>> start

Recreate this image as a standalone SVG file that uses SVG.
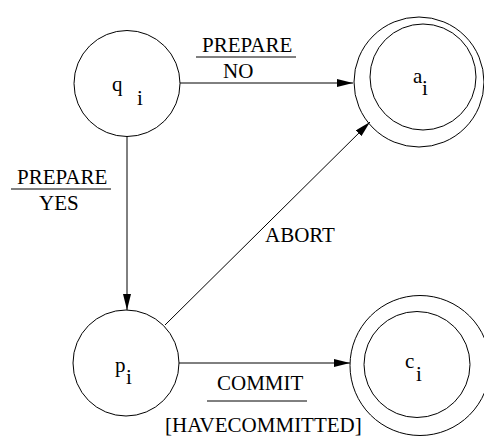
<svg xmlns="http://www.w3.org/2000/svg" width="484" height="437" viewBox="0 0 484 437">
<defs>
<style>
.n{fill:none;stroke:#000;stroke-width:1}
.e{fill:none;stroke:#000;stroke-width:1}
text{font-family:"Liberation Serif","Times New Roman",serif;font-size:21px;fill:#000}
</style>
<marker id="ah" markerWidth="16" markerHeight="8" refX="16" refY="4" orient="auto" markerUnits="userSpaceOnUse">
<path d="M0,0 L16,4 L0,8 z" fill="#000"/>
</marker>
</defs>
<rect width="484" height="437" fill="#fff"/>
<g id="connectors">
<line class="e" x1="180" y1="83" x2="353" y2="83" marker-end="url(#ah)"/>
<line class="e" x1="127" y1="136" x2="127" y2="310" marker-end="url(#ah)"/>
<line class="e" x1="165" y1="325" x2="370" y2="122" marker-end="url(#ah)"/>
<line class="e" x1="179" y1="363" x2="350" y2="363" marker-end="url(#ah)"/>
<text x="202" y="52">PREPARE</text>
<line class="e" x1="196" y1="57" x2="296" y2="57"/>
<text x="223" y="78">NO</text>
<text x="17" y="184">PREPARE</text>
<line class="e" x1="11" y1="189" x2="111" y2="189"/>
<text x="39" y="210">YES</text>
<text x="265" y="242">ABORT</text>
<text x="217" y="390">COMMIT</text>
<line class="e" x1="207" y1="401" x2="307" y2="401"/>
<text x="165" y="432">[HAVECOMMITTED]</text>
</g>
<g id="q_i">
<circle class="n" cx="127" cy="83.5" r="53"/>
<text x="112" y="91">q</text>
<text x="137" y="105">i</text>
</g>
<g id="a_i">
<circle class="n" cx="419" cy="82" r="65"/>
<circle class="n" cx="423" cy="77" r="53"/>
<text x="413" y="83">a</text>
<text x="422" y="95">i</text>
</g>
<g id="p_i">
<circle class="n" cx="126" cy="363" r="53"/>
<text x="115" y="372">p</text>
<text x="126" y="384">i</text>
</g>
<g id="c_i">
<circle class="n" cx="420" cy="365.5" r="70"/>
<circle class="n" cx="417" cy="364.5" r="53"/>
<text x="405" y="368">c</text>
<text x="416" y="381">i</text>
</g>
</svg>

>> end

To do
The material above must be printed exactly, with its pictures left out.

Output for this task
Recreate this image as a standalone SVG file that uses SVG.
<svg xmlns="http://www.w3.org/2000/svg" width="484" height="437" viewBox="0 0 484 437">
<defs>
<style>
.n{fill:none;stroke:#000;stroke-width:1}
.e{fill:none;stroke:#000;stroke-width:1}
text{font-family:"Liberation Serif","Times New Roman",serif;font-size:21px;fill:#000}
</style>
<marker id="ah" markerWidth="16" markerHeight="8" refX="16" refY="4" orient="auto" markerUnits="userSpaceOnUse">
<path d="M0,0 L16,4 L0,8 z" fill="#000"/>
</marker>
</defs>
<rect width="484" height="437" fill="#fff"/>
<g id="connectors">
<line class="e" x1="180" y1="83" x2="353" y2="83" marker-end="url(#ah)"/>
<line class="e" x1="127" y1="136" x2="127" y2="310" marker-end="url(#ah)"/>
<line class="e" x1="165" y1="325" x2="370" y2="122" marker-end="url(#ah)"/>
<line class="e" x1="179" y1="363" x2="350" y2="363" marker-end="url(#ah)"/>
<text x="202" y="52">PREPARE</text>
<line class="e" x1="196" y1="57" x2="296" y2="57"/>
<text x="223" y="78">NO</text>
<text x="17" y="184">PREPARE</text>
<line class="e" x1="11" y1="189" x2="111" y2="189"/>
<text x="39" y="210">YES</text>
<text x="265" y="242">ABORT</text>
<text x="217" y="390">COMMIT</text>
<line class="e" x1="207" y1="401" x2="307" y2="401"/>
<text x="165" y="432">[HAVECOMMITTED]</text>
</g>
<g id="q_i">
<circle class="n" cx="127" cy="83.5" r="53"/>
<text x="112" y="91">q</text>
<text x="137" y="105">i</text>
</g>
<g id="a_i">
<circle class="n" cx="419" cy="82" r="65"/>
<circle class="n" cx="423" cy="77" r="53"/>
<text x="413" y="83">a</text>
<text x="422" y="95">i</text>
</g>
<g id="p_i">
<circle class="n" cx="126" cy="363" r="53"/>
<text x="115" y="372">p</text>
<text x="126" y="384">i</text>
</g>
<g id="c_i">
<circle class="n" cx="420" cy="365.5" r="70"/>
<circle class="n" cx="417" cy="364.5" r="53"/>
<text x="405" y="368">c</text>
<text x="416" y="381">i</text>
</g>
</svg>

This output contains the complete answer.